The area around Hobart has some beautiful coastline to explore with the largest sea cliffs in the southern hemisphere providing habitat for seabirds and seals. On the water, it’s not uncommon to see Dolphins, Whales and Sea Eagles. We were even lucky enough this year to see a pod of Orcas in the Derwent River. The best way to explore our coastline is via a cruise or on a kayaking tour with plenty of options available for both.
Enjoy our Food and Wine
Hobart is home to some of the best local producers in the country with some of the worlds best whisky, wine and cheese produced locally. If you are planning on going for a drive you will find small artisan producers in almost every small town around Hobart and most have a cellar door or farm gate allowing you to purchase directly. If you don’t want to drive and just want to enjoy yourself there are also plenty of food and wine tours allowing you to enjoy yourself without worrying about breaking the .05 blood alcohol limit.
Head up Mt Wellington
Mt Wellington stands at over 1200m and provides some of the best views anywhere in Tasmania. From the summit of Mt Wellington you can see right over Hobart and south down the Derwent to the Southern Ocean. During summer the summit and springs are often 10 degrees cooler than the CBD making this a great spot to cool off when it’s hot. If you are a photographer the summit and various lookouts provide some of the best vantage points in Tasmania for sunset and sunrise shots.

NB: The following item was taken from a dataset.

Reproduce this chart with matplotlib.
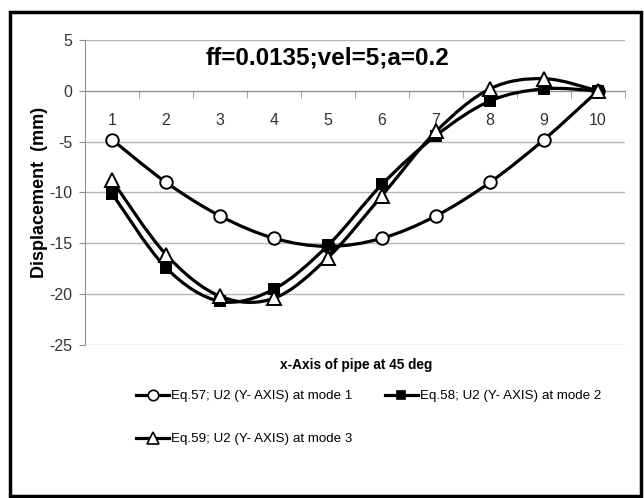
import matplotlib.pyplot as plt
import numpy as np
from matplotlib.path import Path
from matplotlib.patches import PathPatch, Rectangle
from matplotlib.lines import Line2D

plt.rcParams['font.family'] = ['Liberation Sans', 'DejaVu Sans']
plt.rcParams['axes.unicode_minus'] = False

# datos
puntos = [1, 2, 3, 4, 5, 6, 7, 8, 9, 10]
modo1 = [-4.8, -9.0, -12.3, -14.5, -15.3, -14.5, -12.3, -9.0, -4.8, 0.0]
modo2 = [-10.1, -17.4, -20.7, -19.5, -15.2, -9.2, -4.4, -1.0, 0.2, 0.0]
modo3 = [-8.8, -16.1, -20.2, -20.4, -16.4, -10.3, -4.0, 0.2, 1.2, 0.0]
etiquetas = ['Eq.57; U2 (Y- AXIS) at mode 1',
             'Eq.58; U2 (Y- AXIS) at mode 2',
             'Eq.59; U2 (Y- AXIS) at mode 3']
titulo = 'ff=0.0135;vel=5;a=0.2'


def curva(x, y):
    # linea suavizada tipo excel (bezier por los puntos)
    x = np.asarray(x, float)
    y = np.asarray(y, float)
    px = np.concatenate([[x[0]], x, [x[-1]]])
    py = np.concatenate([[y[0]], y, [y[-1]]])
    verts = [(x[0], y[0])]
    codes = [Path.MOVETO]
    for i in range(len(x) - 1):
        c1 = (x[i] + (px[i + 2] - px[i]) / 6, y[i] + (py[i + 2] - py[i]) / 6)
        c2 = (x[i + 1] - (px[i + 3] - px[i + 1]) / 6, y[i + 1] - (py[i + 3] - py[i + 1]) / 6)
        verts += [c1, c2, (x[i + 1], y[i + 1])]
        codes += [Path.CURVE4] * 3
    return Path(verts, codes)


fig = plt.figure(figsize=(6.44, 4.98), dpi=100)
ax = fig.add_axes([85 / 644, 1 - 345 / 498, 540 / 644, 305 / 498])

estilos = [
    dict(marker='o', markersize=9, markerfacecolor='white'),
    dict(marker='s', markersize=7.5, markerfacecolor='black'),
    dict(marker='^', markersize=9.5, markerfacecolor='white'),
]
series = [modo1, modo2, modo3]

for k, (serie, est) in enumerate(zip(series, estilos)):
    ax.add_patch(PathPatch(curva(puntos, serie), fill=False, lw=2.3,
                           ec='black', zorder=3 + k, capstyle='round'))
    ax.plot(puntos, serie, linestyle='none', markeredgecolor='black',
            markeredgewidth=1.4, zorder=3.5 + k, **est)

ax.set_xlim(0.5, 10.5)
ax.set_ylim(-25, 5)
ax.set_yticks(np.arange(-25, 6, 5))
ax.set_xticks(puntos)
ax.set_xticks(np.arange(0.5, 10.6, 1), minor=True)
ax.tick_params(axis='x', which='major', length=0, pad=16, labelsize=11.5, colors='#333333')
ax.tick_params(axis='x', which='minor', length=5, color='#909090', direction='out')
ax.tick_params(axis='y', length=4, color='#909090', labelsize=11.5, colors='#333333', pad=5)
ax.yaxis.grid(True, color='#b5b5b5', lw=1)
ax.set_axisbelow(True)

ax.spines['bottom'].set_position(('data', 0))
ax.spines['bottom'].set_color('#909090')
ax.spines['left'].set_color('#909090')
ax.spines['top'].set_visible(False)
ax.spines['right'].set_visible(False)

fig.text(328 / 644, 1 - 58 / 498, titulo, ha='center', va='center',
         fontsize=17.5, fontweight='bold')
fig.text(40 / 644, 1 - 192 / 498, 'Displacement  (mm)', rotation=90,
         ha='center', va='center', fontsize=13, fontweight='bold')
fig.text(356 / 644, 1 - 365 / 498, 'x-Axis of pipe at 45 deg', ha='center',
         va='center', fontsize=9.8, fontweight='bold')

manijas = [Line2D([], [], color='black', lw=2.3, markeredgecolor='black',
                  markeredgewidth=1.2, **dict(est, markersize=est['markersize'] - 1.5))
           for est in estilos]
# excel llena la leyenda por filas
orden = [0, 2, 1]
fig.legend([manijas[i] for i in orden], [etiquetas[i] for i in orden],
           loc='upper left', bbox_to_anchor=(136 / 644, 1 - 390 / 498),
           ncol=2, frameon=False, fontsize=9.6, handlelength=2.5, handletextpad=0.15,
           columnspacing=2.4, labelspacing=2.3, borderpad=0, borderaxespad=0)

fig.add_artist(Rectangle((10 / 644, 1 - 496 / 498), 631 / 644, 484 / 498,
                         transform=fig.transFigure, fill=False, lw=2.5, ec='black'))

fig.savefig('out.png', dpi=100)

If you are looking for something more adventurous jump on a bike and go for a ride on the 14km North-South Track which links up with the Glenorchy MTB Park. Mt Wellington is also home to some of the best rock climbing in Australia with the Organ Pipes rock formations providing a number of challenging routes.
Explore the Huon and the far South of Tasmania
The Huon Valley produces some of the best food, wine and cider in Tasmania with plenty of places to pull off and try some of the local produce. On the channel side, you can find the town of Cygnet which has some amazing shops and cafes to explore. Heading into the far south past Geeveston you will find places like Cockle Creek which has some beautiful beaches and some of the best camping in Tasmania. If you are looking for things to do make sure to check out Hastings Caves as well as the Tahune Airwalk which will take you out into the forest canopy over the Huon River.

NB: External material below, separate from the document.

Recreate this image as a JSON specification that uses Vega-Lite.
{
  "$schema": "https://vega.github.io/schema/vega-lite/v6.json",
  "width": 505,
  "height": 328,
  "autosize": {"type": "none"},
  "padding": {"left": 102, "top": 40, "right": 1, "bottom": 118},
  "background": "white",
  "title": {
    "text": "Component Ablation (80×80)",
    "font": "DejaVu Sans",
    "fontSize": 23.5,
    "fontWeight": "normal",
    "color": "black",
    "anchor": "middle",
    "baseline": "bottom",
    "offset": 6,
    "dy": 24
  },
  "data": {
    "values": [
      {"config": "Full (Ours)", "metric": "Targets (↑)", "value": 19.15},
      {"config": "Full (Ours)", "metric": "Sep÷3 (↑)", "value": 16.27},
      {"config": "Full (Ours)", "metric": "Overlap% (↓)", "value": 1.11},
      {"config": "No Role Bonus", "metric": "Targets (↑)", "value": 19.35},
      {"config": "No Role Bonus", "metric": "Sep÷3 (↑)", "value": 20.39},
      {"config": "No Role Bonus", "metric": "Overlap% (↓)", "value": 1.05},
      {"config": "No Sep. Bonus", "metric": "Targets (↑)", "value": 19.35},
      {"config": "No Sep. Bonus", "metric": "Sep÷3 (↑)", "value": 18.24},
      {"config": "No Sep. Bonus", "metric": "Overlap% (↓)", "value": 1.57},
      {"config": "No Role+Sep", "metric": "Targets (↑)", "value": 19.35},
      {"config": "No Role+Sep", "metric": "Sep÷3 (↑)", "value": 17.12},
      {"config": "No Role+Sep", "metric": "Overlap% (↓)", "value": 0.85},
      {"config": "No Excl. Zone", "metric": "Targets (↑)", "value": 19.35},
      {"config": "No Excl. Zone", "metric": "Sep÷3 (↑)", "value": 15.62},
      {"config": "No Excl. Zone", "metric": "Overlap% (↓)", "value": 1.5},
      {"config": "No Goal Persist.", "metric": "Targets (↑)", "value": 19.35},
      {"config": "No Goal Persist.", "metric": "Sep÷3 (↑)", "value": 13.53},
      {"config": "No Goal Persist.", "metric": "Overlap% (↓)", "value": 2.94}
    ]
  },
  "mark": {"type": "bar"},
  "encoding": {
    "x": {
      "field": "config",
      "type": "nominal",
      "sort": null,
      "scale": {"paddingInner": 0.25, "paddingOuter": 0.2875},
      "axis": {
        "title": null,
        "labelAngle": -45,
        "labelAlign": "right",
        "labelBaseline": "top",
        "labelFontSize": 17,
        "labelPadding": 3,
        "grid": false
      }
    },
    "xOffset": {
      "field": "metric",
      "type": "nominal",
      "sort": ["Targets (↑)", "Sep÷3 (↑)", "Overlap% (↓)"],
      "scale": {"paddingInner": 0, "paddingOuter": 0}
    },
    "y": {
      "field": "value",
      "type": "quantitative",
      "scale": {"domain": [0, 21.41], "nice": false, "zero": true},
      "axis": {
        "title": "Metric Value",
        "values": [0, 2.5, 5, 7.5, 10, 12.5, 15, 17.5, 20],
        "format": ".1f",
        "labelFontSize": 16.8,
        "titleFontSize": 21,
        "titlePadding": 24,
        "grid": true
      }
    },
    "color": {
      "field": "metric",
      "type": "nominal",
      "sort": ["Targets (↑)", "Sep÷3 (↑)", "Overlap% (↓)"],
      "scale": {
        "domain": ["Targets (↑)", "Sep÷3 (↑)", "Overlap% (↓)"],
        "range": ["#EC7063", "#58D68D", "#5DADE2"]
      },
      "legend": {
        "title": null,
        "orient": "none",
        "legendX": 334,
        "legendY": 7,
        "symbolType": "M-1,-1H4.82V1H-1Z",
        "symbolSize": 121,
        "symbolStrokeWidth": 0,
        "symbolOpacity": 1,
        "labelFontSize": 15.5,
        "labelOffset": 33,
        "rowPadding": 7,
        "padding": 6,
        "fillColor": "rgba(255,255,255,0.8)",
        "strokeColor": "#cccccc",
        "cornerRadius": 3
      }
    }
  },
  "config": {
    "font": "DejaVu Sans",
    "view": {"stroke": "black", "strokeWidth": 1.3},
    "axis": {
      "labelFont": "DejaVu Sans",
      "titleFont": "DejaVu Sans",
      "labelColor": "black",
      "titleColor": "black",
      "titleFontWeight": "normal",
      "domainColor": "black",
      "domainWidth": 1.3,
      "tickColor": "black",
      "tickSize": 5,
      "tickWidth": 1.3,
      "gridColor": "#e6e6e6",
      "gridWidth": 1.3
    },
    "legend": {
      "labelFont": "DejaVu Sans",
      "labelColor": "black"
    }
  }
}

On your way back to Hobart make sure to drop into the Apple Shed and try some of the local ciders.
MONA and MOFO
The Museum of Old and New Art (MONA) is one of Hobart’s most popular attractions. The museum houses a private art collection that will both shock, entertain and stimulate all at once. Getting to MONA is easy with a regular ferry service departing from the Hobart Waterfront as well as regular bus services on the MONA ROMA.

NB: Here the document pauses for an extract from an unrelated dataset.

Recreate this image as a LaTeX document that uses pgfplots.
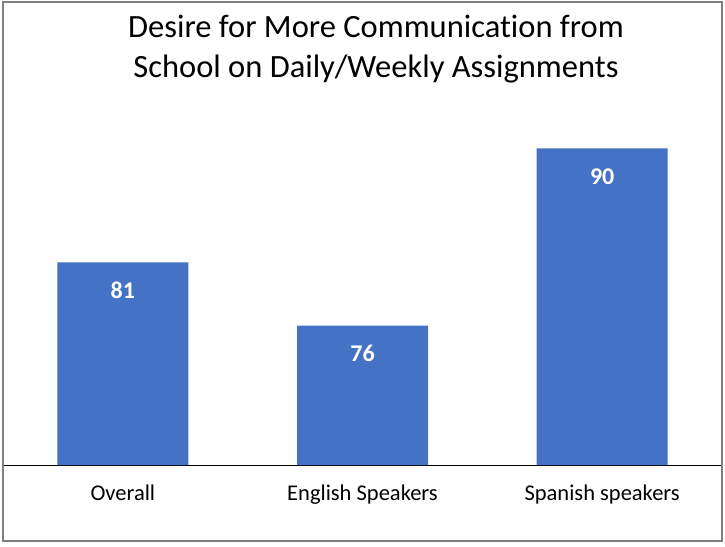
\documentclass[border=0pt]{standalone}
\usepackage{pgfplots}
\pgfplotsset{compat=1.18}
\usetikzlibrary{calc}
\usepackage{fontspec}
\setmainfont[Ligatures={NoCommon}]{Carlito}
\definecolor{barblue}{RGB}{68,114,196}
\definecolor{framegray}{RGB}{128,128,128}
\begin{document}
\begin{tikzpicture}[x=1pt,y=1pt]
\begin{axis}[
  name=ax,
  scale only axis, width=719pt, height=380pt,
  xmin=-0.5, xmax=2.5, ymin=65, ymax=95,
  ybar, bar width=131pt,
  axis x line=bottom, axis y line=none,
  x axis line style={-, line width=1pt, black},
  xtick=data, xticklabels={Overall, English Speakers, Spanish speakers},
  major tick length=0pt,
  xticklabel style={font=\fontsize{22.5}{27}\selectfont, yshift=-16pt},
  nodes near coords,
  every node near coord/.append style={font=\bfseries\fontsize{24}{28}\selectfont, white, anchor=center, yshift=-28pt},
  /pgf/number format/assume math mode=true,
  clip=false,
]
\addplot[fill=barblue, draw=none] coordinates {(0,81) (1,76) (2,90)};
\coordinate (bl) at (rel axis cs:0,0);
\end{axis}
\pgfresetboundingbox
\useasboundingbox ($(bl)+(-3,-81)$) rectangle ($(bl)+(722,465)$);
\draw[framegray,line width=1.2pt] ($(bl)+(0,-76)$) rectangle ($(bl)+(719,463)$);
\node[font=\fontsize{32.5}{40}\selectfont,align=center,anchor=center] at ($(bl)+(373,416)$) {Desire for More Communication from\\School on Daily/Weekly Assignments};
\end{tikzpicture}
\end{document}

The MONA Festival of Modern Art or MOFO for short happens every January and features a huge lineup of Australian and Overseas artists and performers. Tickets sell out quickly so it’s worth getting in asap.
Port Arthur and the Tasman Peninsula
Port Arthur and the Tasman Peninsula makes a great day trip from Hobart being only an hours drive South East. The Port Arthur Historic Site is the main attraction and well worth spending a full day exploring. If you are looking to do some walking or explore the amazing sea cliffs along the peninsula then there are a number of options available. The new Three Capes Track Walk allows you to explore the southern end of the Peninsula on a 3-day walk staying in specially built huts along the way. This walk has spectacular views especially from Cape Hauy and Cape Raoul. If you want to get closer to the water then we highly recommend doing the Tasman Peninsula Kayak trip which will take you to icon spots such as the Candlestick and Totem pole.
Head up the East Coast and visit Maria Island
The East Coast is the perfect Tasmanian destination for a road trip and well worth spending a week exploring on its own. If you are staying in Hobart and looking for a day trip option then it’s well worth heading to Triabunna and across to Maria Island.
Maria Island is a National Park and is only accessible via boat. There is a regular ferry service and once on the island, the only way to get around is on foot or by bicycle (byo or hire). Accommodation on Maria Island is limited however there is plenty of camping if you plan to spend the night. The Island has some amazing walks to do and there is a good chance you will spot local wildlife such as the adorable wombats along the way.
Visit the South West of Tasmania
The South West of Tasmania is becoming more and more popular each year as a tourism destination in part due to just how remote the area is. The only way to get there is by boat, on foot or by air with daily scenic flights available that take you along the coast line of Bruny Island and then south to Melaleuca.